To the Girls at My Old High School
I am so incredibly sorry. Someone is on your side on the outside.
My heart hurts at the fact I cannot do anything for you but offer you emotional support and the occasional study tip from behind my keyboard. While I am gone and free of the blue and tan hallways and the horrid third floor bathroom, I am still a graduate who spent four years in the same place you are now.
No one tells you that when you go to art school, subjectivity becomes the ruling power in your daily life. Subjectivity can be a wonderful, flexible thing but when it caters to the safety of those doing emotional and physical harm to the student body. Mental health is placed to the side in order to maintain those hard-to-attain status because, as a teacher told a young acting class, “women are always dispensable.”
Subjectively, that is shit for everyone not favored by the prevailing notion that the golden goose is a boy. It makes me physically ill to think about how abusers and rapists are free to walk the halls with little more than a tap on the knuckles being their reprimand. It is seen as respectable for a substitute teacher to deny the existence of cancer or to make a joke about trans people.
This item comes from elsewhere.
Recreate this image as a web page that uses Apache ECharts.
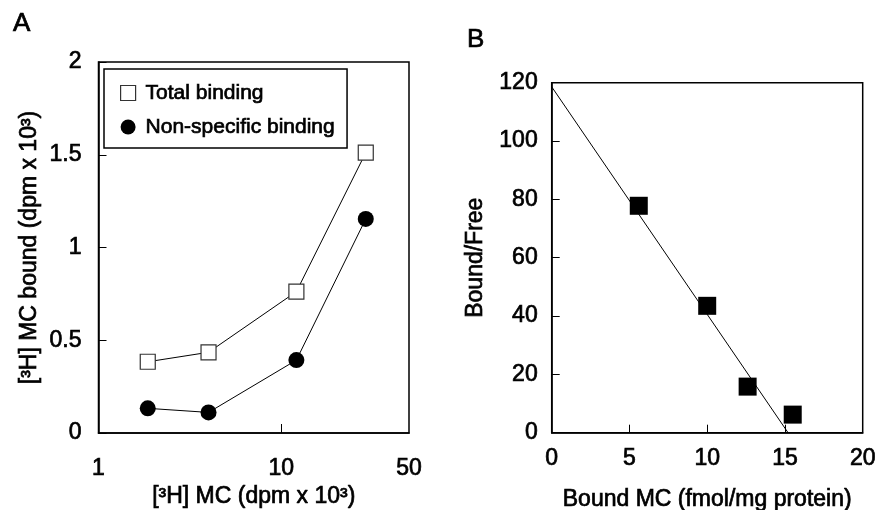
<!DOCTYPE html>
<html>
<head>
<meta charset="utf-8">
<script src="https://cdn.jsdelivr.net/npm/echarts@6/dist/echarts.min.js"></script>
<style>
html,body{margin:0;padding:0;background:#fff;}
#chart{width:877px;height:510px;}
</style>
</head>
<body>
<div id="chart"></div>
<script>
// Panel A data
const aX = [1.86, 4.0, 12.1, 29.0];
const aTotal = [0.384, 0.435, 0.762, 1.511];
const aNonSpec = [0.133, 0.111, 0.393, 1.154];
const aXLabels = [1, 10, 50];
const aXTicks = [10];
// Panel B data
const bX = [5.6, 10.0, 12.6, 15.5];
const bY = [77.8, 43.5, 15.8, 6.2];
const bFitX = [0, 15.2];
const bFitY = [118.6, 0];

const FONT = 'Liberation Sans';
const chart = echarts.init(document.getElementById('chart'));
const pair = (xs, ys) => xs.map((x, i) => [x, ys[i]]);
const thick = {textBorderColor:'#000', textBorderWidth:0.7};
const tickLbl = {color:'#000', fontFamily:FONT, fontSize:23, ...thick};
const nameStyle = {color:'#000', fontFamily:FONT, fontSize:23, ...thick};

chart.setOption({
  animation:false,
  backgroundColor:'#fff',
  title:[
    {text:'A', left:13, top:11, padding:0, textStyle:{fontFamily:FONT, fontSize:26, fontWeight:'normal', color:'#000', ...thick}},
    {text:'B', left:467, top:27, padding:0, textStyle:{fontFamily:FONT, fontSize:26, fontWeight:'normal', color:'#000', ...thick}}
  ],
  grid:[
    {left:98.5, top:62, width:310.5, height:371, show:true, borderColor:'#000', borderWidth:1.5, backgroundColor:'transparent', outerBoundsMode:'none', containLabel:false},
    {left:551.7, top:82.7, width:311, height:350, show:true, borderColor:'#000', borderWidth:1.5, backgroundColor:'transparent', outerBoundsMode:'none', containLabel:false}
  ],
  legend:{
    left:104, top:69, orient:'vertical', itemWidth:15, itemHeight:15,
    borderColor:'#000', borderWidth:1.5, padding:[13, 12, 10, 16], itemGap:12,
    textStyle:{fontFamily:FONT, fontSize:21, color:'#000', lineHeight:22, padding:[0,0,0,5], ...thick},
    data:[
      {name:'Total binding', icon:'rect', itemStyle:{color:'#fff', borderColor:'#333', borderWidth:1.2}},
      {name:'Non-specific binding', icon:'circle', itemStyle:{color:'#000'}}
    ]
  },
  xAxis:[
    {type:'log', gridIndex:0, min:1, max:50, logBase:10,
     axisLine:{lineStyle:{color:'#000', width:1.5}},
     axisTick:{inside:true, length:9, lineStyle:{color:'#000'}, customValues:aXTicks},
     axisLabel:{...tickLbl, margin:24, customValues:aXLabels},
     splitLine:{show:false},
     name:'[³H] MC (dpm x 10³)', nameLocation:'middle', nameGap:50, nameTextStyle:nameStyle},
    {type:'value', gridIndex:1, min:0, max:20, interval:5,
     axisLine:{lineStyle:{color:'#000', width:1.5}},
     axisTick:{inside:true, length:8, lineStyle:{color:'#000'}},
     axisLabel:{...tickLbl, margin:14},
     splitLine:{show:false},
     name:'Bound MC (fmol/mg protein)', nameLocation:'middle', nameGap:55, nameTextStyle:nameStyle}
  ],
  yAxis:[
    {type:'value', gridIndex:0, min:0, max:2, interval:0.5,
     axisLine:{lineStyle:{color:'#000', width:1.5}},
     axisTick:{inside:true, length:8, lineStyle:{color:'#000'}},
     axisLabel:{...tickLbl, margin:17},
     splitLine:{show:false},
     name:'[³H] MC bound (dpm x 10³)', nameLocation:'middle', nameGap:57, nameTextStyle:nameStyle},
    {type:'value', gridIndex:1, min:0, max:120, interval:20,
     axisLine:{lineStyle:{color:'#000', width:1.5}},
     axisTick:{inside:true, length:8, lineStyle:{color:'#000'}},
     axisLabel:{...tickLbl, margin:14},
     splitLine:{show:false},
     name:'Bound/Free', nameLocation:'middle', nameGap:65, nameTextStyle:nameStyle}
  ],
  series:[
    {name:'Total binding', type:'line', xAxisIndex:0, yAxisIndex:0, data:pair(aX, aTotal),
     symbol:'rect', symbolSize:15, lineStyle:{color:'#000', width:1},
     itemStyle:{color:'#fff', borderColor:'#333', borderWidth:1.2}, z:3},
    {name:'Non-specific binding', type:'line', xAxisIndex:0, yAxisIndex:0, data:pair(aX, aNonSpec),
     symbol:'circle', symbolSize:16, lineStyle:{color:'#000', width:1},
     itemStyle:{color:'#000'}, z:3},
    {name:'fit', type:'line', xAxisIndex:1, yAxisIndex:1, data:pair(bFitX, bFitY),
     symbol:'none', lineStyle:{color:'#000', width:1}, z:2},
    {name:'Scatchard', type:'scatter', xAxisIndex:1, yAxisIndex:1, data:pair(bX, bY),
     symbol:'rect', symbolSize:18, itemStyle:{color:'#000', opacity:1}, z:3}
  ]
});
</script>
</body>
</html>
The culture of our school and many others is not conducive to the safety of anyone who is not a boy with rules catering to their perceived incapability of handling themselves. Boys are treated like impulsive toddlers who do not understand the concept of “no” and girls are punished for their perceived indiscretions.
Should boys be upset with the fact that they are constantly infantilized and treated as if they have no free will? Yes.
Should that mean they are to be protected further by how the rules of the school are enforced? No.
I have seen these things first hand as girls have gone to administration with legitimate reports of abuse on school grounds to be dismissed as “attention seekers” while everyone else in the building knows how he degraded and hurt her. A young student went to her most trusted teacher to talk about her assault to have the teacher chastise her for being at a party and tell her to not “drag his name through the mud” by telling the class what he did. Why would an adult count the days an underage girl decided not to wear a bra to school?
I am so glad to tell you that this is not what it is like in college where there is Title IX, support groups, and protective measures. It still happens, yes, but when it becomes public, administration is forced to address it instead of sweep it out the door with promises of a one-on-one meeting to never be followed up. Making noise outside of the linoleum halls will find ground, I promise you. Ask around because I guarantee you are not alone nor is this the only school where this happens. Support is crucial in these formative years and I hope that this may make some changes at your school or for you.
His actions should not be your punishment.